Je suis au bord des larmes. Je ferme les yeux et me bouche les oreilles. Je n'entends plus rien. Tout est calme d'un coup. J'ouvre doucement les yeux et je découvre Anton tout près de moi.
Il me regarde. Il est tellement beau lorsqu'il est énervé. On dirait un ange.
Avec une immense douceur, il passe ses doigts sous mes yeux. Il essuie les larmes qui ont coulé sans que je m'en rende compte. Je suis ébahie par ce geste.
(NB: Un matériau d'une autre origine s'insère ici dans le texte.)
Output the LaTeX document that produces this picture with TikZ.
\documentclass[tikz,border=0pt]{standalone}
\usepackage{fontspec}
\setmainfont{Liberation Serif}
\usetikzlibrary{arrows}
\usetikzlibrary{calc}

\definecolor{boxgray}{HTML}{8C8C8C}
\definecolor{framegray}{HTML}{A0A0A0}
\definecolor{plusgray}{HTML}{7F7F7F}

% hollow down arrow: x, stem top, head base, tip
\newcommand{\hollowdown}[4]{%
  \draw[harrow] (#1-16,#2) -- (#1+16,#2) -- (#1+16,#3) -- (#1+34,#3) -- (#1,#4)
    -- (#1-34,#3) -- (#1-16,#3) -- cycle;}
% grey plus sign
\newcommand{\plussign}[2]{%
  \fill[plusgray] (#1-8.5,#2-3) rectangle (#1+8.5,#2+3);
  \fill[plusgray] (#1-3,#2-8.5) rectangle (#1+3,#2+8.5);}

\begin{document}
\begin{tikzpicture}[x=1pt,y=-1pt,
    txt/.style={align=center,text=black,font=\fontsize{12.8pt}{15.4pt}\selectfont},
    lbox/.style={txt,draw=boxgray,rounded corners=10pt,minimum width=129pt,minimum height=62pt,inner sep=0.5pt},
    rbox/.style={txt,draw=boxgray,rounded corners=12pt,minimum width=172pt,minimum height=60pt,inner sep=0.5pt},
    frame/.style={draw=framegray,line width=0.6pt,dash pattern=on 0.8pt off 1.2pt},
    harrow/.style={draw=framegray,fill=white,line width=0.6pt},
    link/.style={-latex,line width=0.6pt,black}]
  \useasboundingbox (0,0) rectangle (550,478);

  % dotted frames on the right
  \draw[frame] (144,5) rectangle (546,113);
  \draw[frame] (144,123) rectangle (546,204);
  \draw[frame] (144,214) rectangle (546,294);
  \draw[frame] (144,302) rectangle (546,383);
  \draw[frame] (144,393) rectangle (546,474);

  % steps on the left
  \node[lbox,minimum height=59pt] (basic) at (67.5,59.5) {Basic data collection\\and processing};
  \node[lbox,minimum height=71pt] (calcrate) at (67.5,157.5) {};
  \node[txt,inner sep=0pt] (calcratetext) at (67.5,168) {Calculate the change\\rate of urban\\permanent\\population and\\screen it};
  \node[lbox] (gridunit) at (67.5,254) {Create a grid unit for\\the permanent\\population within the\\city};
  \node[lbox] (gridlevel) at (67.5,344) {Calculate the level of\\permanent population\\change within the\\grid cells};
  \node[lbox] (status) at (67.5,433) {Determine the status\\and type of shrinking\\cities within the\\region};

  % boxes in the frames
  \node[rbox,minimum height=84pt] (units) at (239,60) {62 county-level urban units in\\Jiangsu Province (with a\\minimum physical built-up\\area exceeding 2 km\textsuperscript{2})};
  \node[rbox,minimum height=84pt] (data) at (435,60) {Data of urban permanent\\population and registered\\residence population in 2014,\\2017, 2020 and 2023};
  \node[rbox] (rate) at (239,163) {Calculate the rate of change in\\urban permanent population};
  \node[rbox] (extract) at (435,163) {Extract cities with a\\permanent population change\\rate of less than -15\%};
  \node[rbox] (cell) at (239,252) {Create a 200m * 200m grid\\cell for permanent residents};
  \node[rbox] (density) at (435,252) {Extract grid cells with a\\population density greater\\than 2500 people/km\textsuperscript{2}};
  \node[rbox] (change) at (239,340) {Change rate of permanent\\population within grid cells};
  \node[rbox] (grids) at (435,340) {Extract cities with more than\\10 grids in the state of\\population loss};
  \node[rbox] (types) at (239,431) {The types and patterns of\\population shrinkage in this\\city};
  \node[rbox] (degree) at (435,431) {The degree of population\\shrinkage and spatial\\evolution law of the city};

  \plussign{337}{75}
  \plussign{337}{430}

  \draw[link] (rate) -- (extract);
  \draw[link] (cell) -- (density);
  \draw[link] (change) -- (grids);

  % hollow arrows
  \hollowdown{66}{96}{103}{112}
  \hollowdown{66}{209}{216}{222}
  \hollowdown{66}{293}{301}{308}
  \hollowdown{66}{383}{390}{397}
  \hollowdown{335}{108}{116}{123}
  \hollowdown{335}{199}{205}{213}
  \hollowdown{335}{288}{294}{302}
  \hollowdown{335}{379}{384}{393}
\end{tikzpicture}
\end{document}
Il y a dix secondes, il était en colère et là, il est l'opposé, doux et attentionné.
Qu'est ce qu'il est beau ce mec ! Merde...c'est inhumain de créer des êtres aussi magnifiques,sans aucun défaut...
- pourquoi ?
- Pourquoi quoi ?
- Pourquoi tu te comportes comme ça ?
- Comment ?
- Tu t'énerves et puis d'un coup, tu es gentil. Comme s'il ne s'était rien passé.
Il me lâche et me dit :
- bon viens on y va ! On rentrera jamais sinon.